Maybe it is just me but I am thinking in terms of collective hope/national unity/fraternity I can't dismiss it as mere whim and wishes but it seems to me that as soon as you reach those shores you are in the realm of golden clouds and grandiose vagueness, as Aristotle says each science or art has its respective degree of precision, and sometimes I think the Pythagoreans were right in saying that only geometry was most real, and I get the sense that this itself is important to understanding Obama, in other words what science or art is most real? His answer seems to be the science or art that works, that brings results, that gives hope.

I don't think the comparison to Wilson is all that great. Wilson was, mabye, a naive college professor who sort of owed the people who got him elected.

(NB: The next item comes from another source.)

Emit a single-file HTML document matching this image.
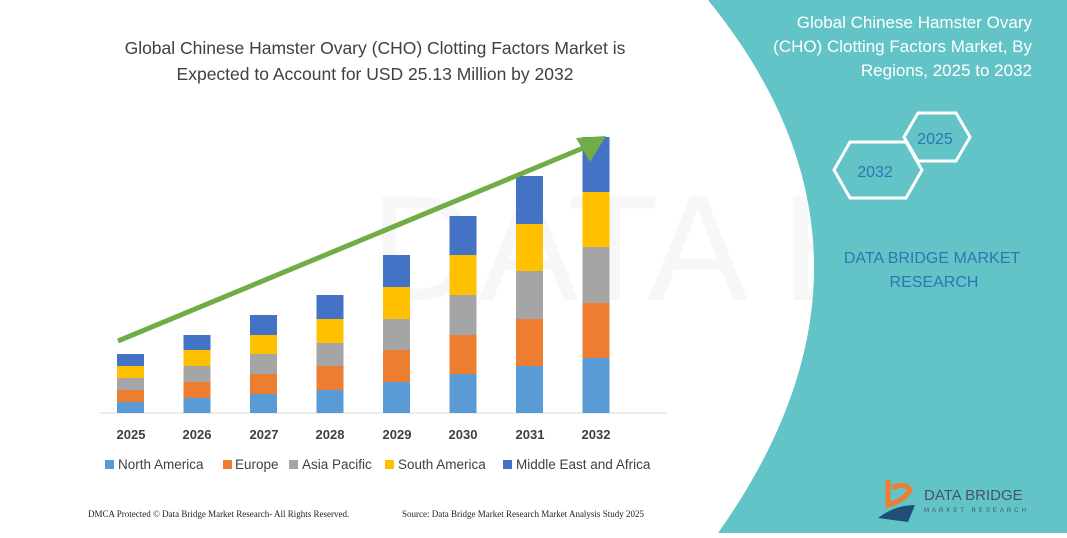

Obama is much more cut inthe mold of modern politician, ivy league law degree. Wilson lamented signing the federal reserve acts later on in his life, something to the extent of saying he had sold out his country i believe. Obama is dealing with a nuetered congress as well, just compare the passage of the TARP with the refusal of the league of nations. I just don't see any reason to paint Obama as either: naive, overly intellectual, or overly idealistic. His policies are what the establishment left has wanted along with what the corporate crowd wants. I don't know, mabye he will lament his actions some day if oversees the transition to world government, but I doubt it.